Romance at the Hardware Store

If you send a writer to Home Depot, she’ll wander around the gleaming bathtub beauties, imagining the depth she could add to her stories if only she possessed the proper bathroom haven. And there, with luster and charm, the claw foot tub of her dreams will invite her, ever so boldly, to climb in and relax. Its white, cast iron mold will envelope her like a down comforter. It will be rich; it will be beautiful. It will give her promises of a future full of bestselling novels, of lavish book parties, and of envious peers. And also promises of a future full of soap scum. And if you really want her to invest in the tub, you’ll bring her a glass of Prosecco and give her a little privacy, please.

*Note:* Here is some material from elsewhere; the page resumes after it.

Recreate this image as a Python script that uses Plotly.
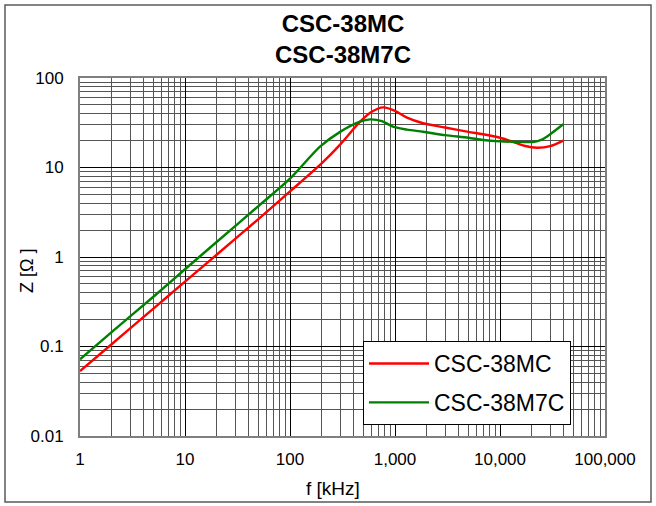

If you send a writer to Home Depot, she’ll scamper to toward the cabinet hardware aisle where the stainless steel finish on a particular set of nickel knobs will mesmerize her to a degree of fortitude. Those knobs will entice her with potential, with hope. They will speak of the achievements that come from pulling desk drawers with confidence. They will guarantee a new level of security that comes from writing in a serene, creative space. They will make life easy and utterly attainable.

If you send a writer to Home Depot, the excitement now pounding from the life she could be living will cause her to lose her footing on the concrete floor. Her legs will slide in different directions and her body will drop to the cold, hard surface. In her effort to stop such an embarrassing landing, she’ll lunge and grasp for something—anything—to right the wrong of the calamitous fall. Paint rollers will fall, brushes will swing, a bucket will roll down the aisle and hit her on the head as it passes by.

And there on the floor of aisle 9, she’ll lie in her cloud of potential achievement and success, and realize she may have just found love.

 

This post was not sponsored by Home Depot. But maybe now it should be.